** Begin Material for this task **

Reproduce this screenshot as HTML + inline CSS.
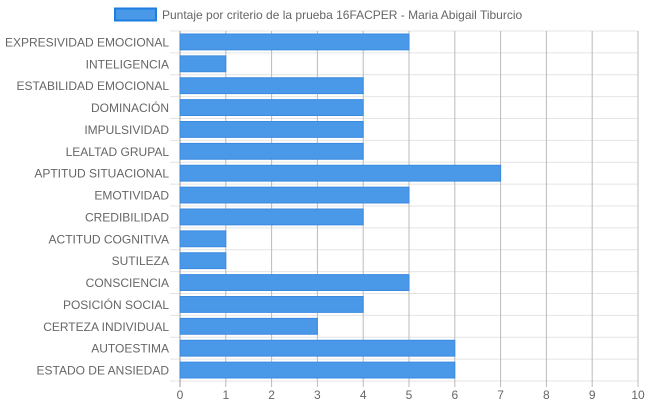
<!DOCTYPE html>
<html><head><meta charset="utf-8"><style>
body{margin:0;background:#fff;font-family:"Liberation Sans",sans-serif;}
</style></head><body>
<svg id="c" width="648" height="410" xmlns="http://www.w3.org/2000/svg" font-family="Liberation Sans, sans-serif">
<g>
<rect x="115" y="8.5" width="41" height="12" fill="#4a98e8" stroke="#1e7ee0" stroke-width="2"/>
<text x="162" y="19" font-size="12" fill="#666">Puntaje por criterio de la prueba 16FACPER - Maria Abigail Tiburcio</text>
</g>
<g id="grid"></g><g id="bars"></g><g id="labels"></g>
</svg>
<script>
const categories=["EXPRESIVIDAD EMOCIONAL","INTELIGENCIA","ESTABILIDAD EMOCIONAL","DOMINACIÓN","IMPULSIVIDAD","LEALTAD GRUPAL","APTITUD SITUACIONAL","EMOTIVIDAD","CREDIBILIDAD","ACTITUD COGNITIVA","SUTILEZA","CONSCIENCIA","POSICIÓN SOCIAL","CERTEZA INDIVIDUAL","AUTOESTIMA","ESTADO DE ANSIEDAD"];
const values=[5,1,4,4,4,4,7,5,4,1,1,5,4,3,6,6];
const ticks=[0,1,2,3,4,5,6,7,8,9,10];
const NS="http://www.w3.org/2000/svg";
const X0=180,X1=638,Y0=31,Y1=381,XMAX=10;
const band=(Y1-Y0)/categories.length;
const x=v=>X0+(X1-X0)*v/XMAX;
const y=i=>Y0+band*i;
function mk(t,a,p){const e=document.createElementNS(NS,t);for(const k in a)e.setAttribute(k,a[k]);p.appendChild(e);return e;}
const grid=document.getElementById('grid'),bars=document.getElementById('bars'),labels=document.getElementById('labels');
for(let i=0;i<=categories.length;i++){
 const l=mk('line',{x1:170,x2:X1,y1:y(i),y2:y(i),stroke:'#e4e4e4','stroke-width':1},grid);
 
 
}
ticks.forEach(t=>{
 const l=mk('line',{x1:x(t),x2:x(t),y1:Y0,y2:Y1+6,stroke:t==0?'#999':'#bbb','stroke-width':1},grid);
 
 
 const tx=mk('text',{x:x(t),y:Y1+18,'text-anchor':'middle','font-size':12,fill:'#666'},labels);
 tx.textContent=t;
 
 
});
categories.forEach((c,i)=>{
 const r=mk('rect',{x:X0,y:y(i)+3,width:x(values[i])-X0,height:band-6,fill:'#4a98e8',stroke:'#3b8ae0','stroke-width':1},bars);
 
 
 const tx=mk('text',{x:169,y:y(i)+band/2+4.5,'text-anchor':'end','font-size':12,fill:'#666'},labels);
 tx.textContent=c;
 
 
});
</script>
</body></html>
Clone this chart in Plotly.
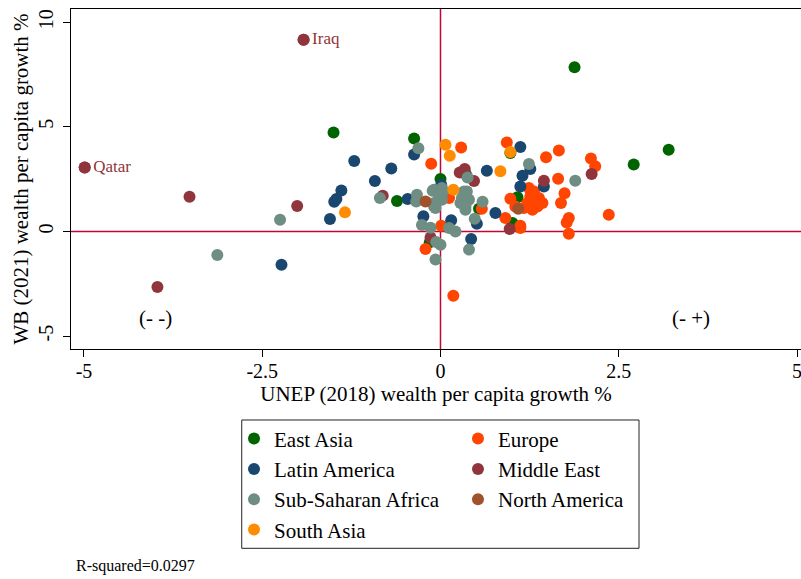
import plotly.graph_objects as go

# ---------------- data ----------------
east_asia_x = [-1.50, -0.61, -0.37, 0.00, -0.15, 1.08, 1.01, 0.54, 1.88, 3.20, 2.71, 0.98]
east_asia_y = [4.73, 1.45, 4.44, 2.51, -0.52, 1.63, 0.40, 1.08, 7.85, 3.90, 3.20, 3.75]

europe_x = [-0.13, -0.21, 0.29, 0.93, 1.48, 1.66, 1.65, 1.74, 1.69, 1.80, 1.77, 1.80,
            1.24, 1.31, 1.26, 1.38, 1.22, 1.33, 1.43, 1.29, 1.36, 1.17, 1.05, 0.98,
            0.91, 1.12, 1.12, 0.58, 0.12, 0.01, 0.18, 2.11, 2.17, 2.36]
europe_y = [3.23, -0.84, 4.01, 4.25, 3.55, 3.87, 2.52, 1.82, 1.36, 0.64, 0.43, -0.11,
            2.07, 1.91, 1.67, 1.60, 1.36, 1.36, 1.36, 1.04, 1.19, 1.12, 1.19, 1.56,
            0.64, 0.27, 0.16, 1.08, 1.60, 0.27, -3.07, 3.49, 3.11, 0.80]

latam_x = [-2.23, -1.21, -1.39, -1.49, -1.46, -1.55, -0.92, -0.69, -0.46, -0.37, -0.24,
           0.01, 0.36, 0.65, 1.12, 1.26, 1.15, 1.12, 1.45, 0.77, 0.51, 0.43, 0.15]
latam_y = [-1.59, 3.36, 1.96, 1.42, 1.55, 0.59, 2.41, 3.01, 1.55, 3.68, 0.72,
           2.23, 2.71, 2.90, 4.03, 2.98, 2.66, 2.15, 2.15, 0.88, 0.37, -0.36, 0.53]

mideast_x = [-4.99, -1.92, -3.52, -3.97, -2.01, -0.81, -0.14, 0.27, 0.34, 0.47, 1.45, 0.97, 2.12]
mideast_y = [3.05, 9.16, 1.66, -2.66, 1.21, 1.71, -0.29, 2.82, 2.98, 2.41, 2.42, 0.11, 2.74]
mideast_labels = ["Qatar", "Iraq", "", "", "", "", "", "", "", "", "", "", ""]

ssa_x = [-3.13, -2.25, -0.85, -0.31, -0.33, -0.34, -0.11, -0.09, -0.26, -0.14, -0.06,
         -0.07, 1.89, 1.24, 0.59, 0.48, 0.40, 0.37, 0.28, 0.35, 0.40, 0.30, 0.35,
         -0.09, 0.02, -0.02, -0.09, 0.02, -0.07, 0.12, 0.21, 0.00, 0.38, 0.04, 0.33]
ssa_y = [-1.13, 0.56, 1.60, 3.98, 1.75, 1.43, 1.94, 1.19, 0.31, 0.18, -0.51,
         -1.34, 2.42, 3.22, 1.42, 0.61, -0.87, 1.91, 1.36, 1.19, 1.51, 1.60, 1.04,
         1.99, 2.07, 1.67, 1.36, 1.51, 1.12, 0.16, 0.00, -0.64, 2.58, 1.91, 1.91]

namerica_x = [-0.21, 1.09]
namerica_y = [1.43, 1.08]

southasia_x = [-1.34, 0.07, 0.13, 0.84, 0.98, 0.18]
southasia_y = [0.91, 4.14, 3.62, 2.88, 3.79, 1.99]

x_ticks = [-5, -2.5, 0, 2.5, 5]
x_tick_text = ["-5", "-2.5", "0", "2.5", "5"]
y_ticks = [-5, 0, 5, 10]
y_tick_text = ["-5", "0", "5", "10"]

quadrant_labels = ["(- -)", "(- +)"]
quadrant_x = [-4.0, 3.52]
quadrant_y = [-4.14, -4.14]

r_squared = 0.0297

# ---------------- styling ----------------
FONT = "Liberation Serif"
C_EA = "#006400"
C_EU = "#FF4500"
C_LA = "#1A476F"
C_ME = "#90353B"
C_SSA = "#6E8E84"
C_NA = "#A0522D"
C_SA = "#FF8C00"
C_REF = "#C10534"
MS = 12

fig = go.Figure()

def add_group(name, xs, ys, color, legend_id):
    fig.add_trace(go.Scatter(
        x=xs, y=ys, mode="markers", name=name,
        legend=legend_id,
        marker=dict(size=MS, color=color, line=dict(width=0)),
    ))

add_group("East Asia", east_asia_x, east_asia_y, C_EA, "legend")
add_group("Europe", europe_x, europe_y, C_EU, "legend2")
add_group("Latin America", latam_x, latam_y, C_LA, "legend")
add_group("Middle East", mideast_x, mideast_y, C_ME, "legend2")
add_group("Sub-Saharan Africa", ssa_x, ssa_y, C_SSA, "legend")
add_group("North America", namerica_x, namerica_y, C_NA, "legend2")
add_group("South Asia", southasia_x, southasia_y, C_SA, "legend")

# country labels (drawn next to the labelled points)
lab_x = [x for x, t in zip(mideast_x, mideast_labels) if t]
lab_y = [y for y, t in zip(mideast_y, mideast_labels) if t]
lab_t = [t for t in mideast_labels if t]
fig.add_trace(go.Scatter(
    x=lab_x, y=lab_y, text=lab_t, mode="markers+text", textposition="middle right",
    marker=dict(size=MS, color=C_ME, line=dict(width=0)),
    textfont=dict(family=FONT, size=17, color=C_ME), showlegend=False,
    hoverinfo="skip",
))

# quadrant text
for t, qx, qy in zip(quadrant_labels, quadrant_x, quadrant_y):
    fig.add_annotation(x=qx, y=qy, text=t, showarrow=False,
                       font=dict(family=FONT, size=21, color="black"))

fig.add_annotation(xref="paper", yref="paper", x=0.004, y=-0.638,
                   xanchor="left", yanchor="middle", showarrow=False,
                   text=f"R-squared={r_squared}",
                   font=dict(family=FONT, size=16, color="black"))

# reference lines at zero
fig.add_hline(y=0, line=dict(color=C_REF, width=1.5), layer="below")
fig.add_vline(x=0, line=dict(color=C_REF, width=1.5), layer="below")

# frame around the two-column legend
fig.add_shape(type="rect", xref="paper", yref="paper",
              x0=0.2339, x1=0.7781, y0=-0.5862, y1=-0.2088,
              line=dict(color="#222222", width=1), fillcolor="rgba(0,0,0,0)",
              layer="above")

legend_common = dict(
    orientation="v", yanchor="top", y=-0.2043, xanchor="left",
    bgcolor="rgba(0,0,0,0)", borderwidth=0,
    font=dict(family=FONT, size=21, color="black"),
    tracegroupgap=0,
)

fig.update_layout(
    width=801, height=579, autosize=False,
    margin=dict(l=71, r=0, t=9, b=230, autoexpand=False),
    paper_bgcolor="white", plot_bgcolor="white",
    font=dict(family=FONT, color="black"),
    showlegend=True,
    legend=dict(x=0.2233, **legend_common),
    legend2=dict(x=0.5301, **legend_common),
    xaxis=dict(
        range=[-5.182, 5.056], tickvals=x_ticks, ticktext=x_tick_text,
        showgrid=False, zeroline=False, automargin=False,
        showline=True, linecolor="black", linewidth=1.3, mirror=True,
        ticks="outside", ticklen=7, tickcolor="black", tickwidth=1.3,
        ticklabelstandoff=-3, ticklabeloverflow="allow",
        tickfont=dict(family=FONT, size=20),
        title=dict(text="UNEP (2018) wealth per capita growth %",
                   font=dict(family=FONT, size=21), standoff=0),
    ),
    yaxis=dict(
        range=[-5.62, 10.63], tickvals=y_ticks, ticktext=y_tick_text,
        showgrid=False, zeroline=False, automargin=False,
        showline=True, linecolor="black", linewidth=1.3, mirror=False,
        ticks="outside", ticklen=7, tickcolor="black", tickwidth=1.3,
        tickangle=-90, ticklabelstandoff=2, ticklabeloverflow="allow",
        tickfont=dict(family=FONT, size=20),
        title=dict(text="WB (2021) wealth per capita growth %",
                   font=dict(family=FONT, size=21), standoff=0),
    ),
)

fig.write_html("out.html",
               config={"displayModeBar": False},
               post_script="document.body.style.margin='0px';"
                           "document.documentElement.style.overflow='hidden';")
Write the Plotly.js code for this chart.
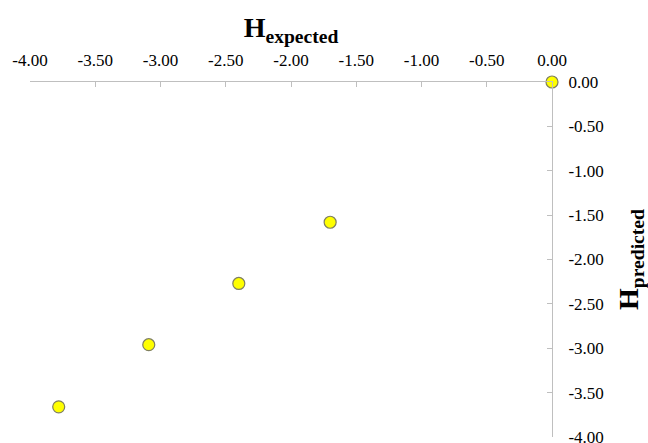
<!DOCTYPE html>
<html>
<head>
<meta charset="utf-8">
<script src="https://cdn.plot.ly/plotly-3.0.1.min.js"></script>
<style>html,body{margin:0;padding:0;background:#fff;}#chart{width:648px;height:443px;}</style>
</head>
<body>
<div id="chart"></div>
<script>
const hExpected = [0.00, -1.70, -2.40, -3.09, -3.78];
const hPredicted = [0.00, -1.58, -2.27, -2.96, -3.66];
const tickVals = [-4, -3.5, -3, -2.5, -2, -1.5, -1, -0.5, 0];
const tickText = ["-4.00", "-3.50", "-3.00", "-2.50", "-2.00", "-1.50", "-1.00", "-0.50", "0.00"];

const trace = {
  x: hExpected,
  y: hPredicted,
  mode: 'markers',
  type: 'scatter',
  marker: {size: 12, color: '#ffff00', line: {color: '#7f7f60', width: 1.2}},
  cliponaxis: false,
  hoverinfo: 'x+y'
};

const SERIF = 'Liberation Serif';

const layout = {
  width: 648, height: 443,
  margin: {l: 30, r: 96, t: 82, b: 6},
  paper_bgcolor: '#fff', plot_bgcolor: '#fff',
  showlegend: false,
  font: {family: SERIF, color: '#000', size: 17},
  xaxis: {
    side: 'top', range: [-4, 0], autorange: false,
    tickvals: tickVals, ticktext: tickText,
    ticks: 'inside', ticklen: 5, tickcolor: '#bfbfbf',
    showline: true, linecolor: '#bfbfbf', linewidth: 1,
    showgrid: false, zeroline: false,
    ticklabelstandoff: 8, ticklabeloverflow: 'allow',
    tickfont: {family: SERIF, size: 17, color: '#000'},
    title: {text: '<b>H</b><b><sub>expected</sub></b>', font: {family: SERIF, size: 28, color: '#000'}, standoff: 5}
  },
  yaxis: {
    side: 'right', range: [-4, 0], autorange: false,
    tickvals: tickVals, ticktext: tickText,
    ticks: 'inside', ticklen: 5, tickcolor: '#bfbfbf',
    showline: true, linecolor: '#bfbfbf', linewidth: 1,
    showgrid: false, zeroline: false,
    ticklabelstandoff: 12, ticklabeloverflow: 'allow',
    tickfont: {family: SERIF, size: 17, color: '#000'},
    title: {text: '<b>H</b><b><sub>predicted</sub></b>', font: {family: SERIF, size: 28, color: '#000'}, standoff: 15}
  }
};

Plotly.newPlot('chart', [trace], layout, {displayModeBar: false, staticPlot: true});
</script>
</body>
</html>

** End Material for this task **

• **Task requirements**
Above are the records. Print exactly the lines from the one containing "Clone this chart in Plotly." to the one containing "3.90, 3.20, 3.75]", both included, and nothing else; pictures are excluded.

• **Reply to the task**
Clone this chart in Plotly.
import plotly.graph_objects as go

# ---------------- data ----------------
east_asia_x = [-1.50, -0.61, -0.37, 0.00, -0.15, 1.08, 1.01, 0.54, 1.88, 3.20, 2.71, 0.98]
east_asia_y = [4.73, 1.45, 4.44, 2.51, -0.52, 1.63, 0.40, 1.08, 7.85, 3.90, 3.20, 3.75]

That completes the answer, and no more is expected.